The lender's profitability strengthened over the year. HSBC Innovation Banking, which targets fast-growing technology and life-sciences companies, reported pre-tax profit of £283 million for 2025, a 28% increase, while net fee income rose to £51 million from £45.4 million, drawn from charges to clients for services including foreign-exchange transactions, credit facilities and card usage. The profit growth reflects the continued integration of the former Silicon Valley Bank UK operation into Europe's largest lender, two years after a weekend rescue brokered as ministers, regulators and banking executives scrambled to prevent the failed firm's collapse from spilling into the wider technology sector.
The restructuring is the year's notable cost. The bank flagged a £12 million hit arising from efforts it described as enhancing organisational simplicity and agility in the second half of the year, a programme that also reduced staff numbers: an average of 749 employees worked at the business across 2025, but by the year-end it counted 655 active workers. The reshaping extended to the senior leadership, where Simon Bumfrey served as interim chief for the first half of the year before Emily Turner took over, while finance chief Tom Wolfenden resigned on 1 January 2026, the day after company secretary James Watts departed. The combination of rising profit and simultaneous cost-cutting points to a business being streamlined even as it performs, as HSBC seeks to extract efficiency from the acquired operation.

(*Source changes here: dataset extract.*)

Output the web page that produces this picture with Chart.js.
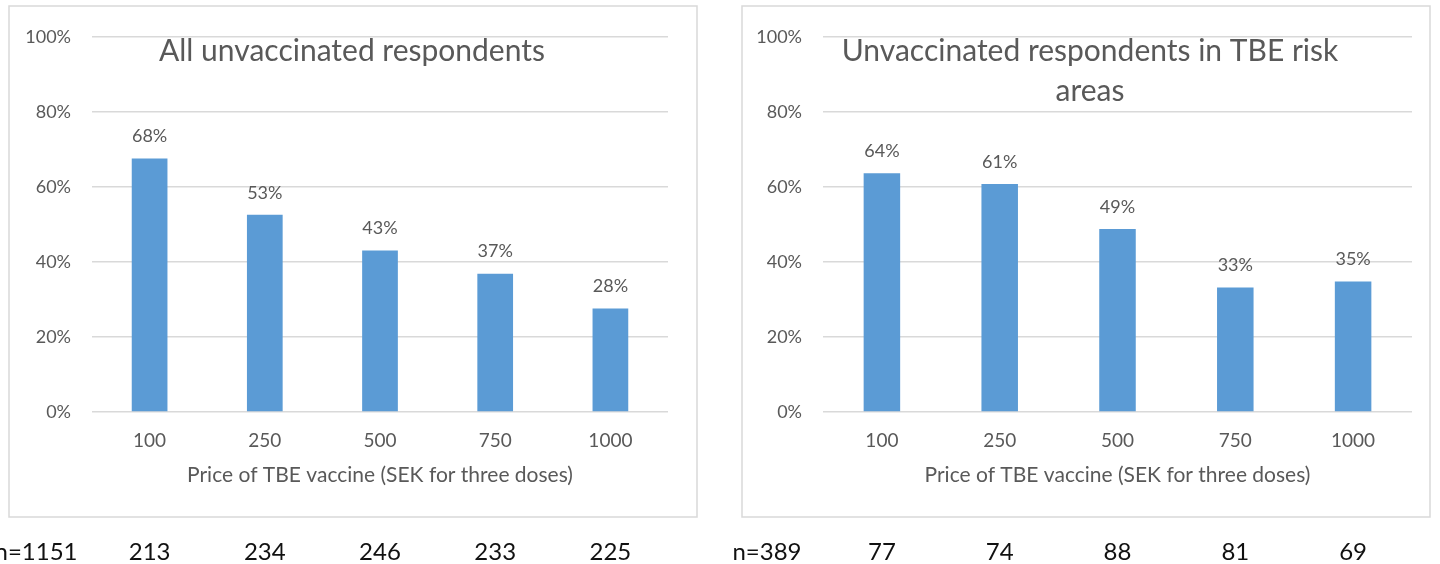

A substantial legal threat continues to hang over the wider Silicon Valley Bank legacy. HSBC is contesting a claim of up to $1 billion from First Citizens Bank, the US lender that acquired the core Silicon Valley Bank operations in the United States, which alleges a conspiracy to poach employees and take confidential data. California courts handed HSBC a significant win by dismissing the majority of First Citizens' claims, but the litigant has since intensified the case after being permitted to draw on material from the Federal Deposit Insurance Corporation, which contends the US government was also affected by the alleged poaching. The case is now in the discovery phase, with First Citizens seeking evidence to support its allegations, and HSBC has warned the matter could have a significant impact.
The financial logic of the 2023 rescue is increasingly clear from the returns. Having acquired the business for a nominal £1, HSBC has since drawn hundreds of millions in dividends from it while folding it into its strategy of serving innovative, fast-scaling companies — a segment it has identified as central to its commercial-banking ambitions. The £135 million payment, though lower than the prior year's bumper total, shows the subsidiary remains a meaningful cash generator for the group even as it absorbs restructuring costs and contends with the unresolved US litigation.
How the business performs once the restructuring is complete, and how the First Citizens claim is ultimately resolved, will shape the longer-run value HSBC realises from the acquisition. The profit growth and continued dividends suggest the integration is delivering, but the leadership turnover and the headcount reduction indicate a unit still being reshaped two years after the rescue, while the litigation remains a genuine tail risk. Whether HSBC Innovation Banking settles into a stable, reliably profitable contributor or continues to absorb cost and disruption is the question its next set of accounts will help answer.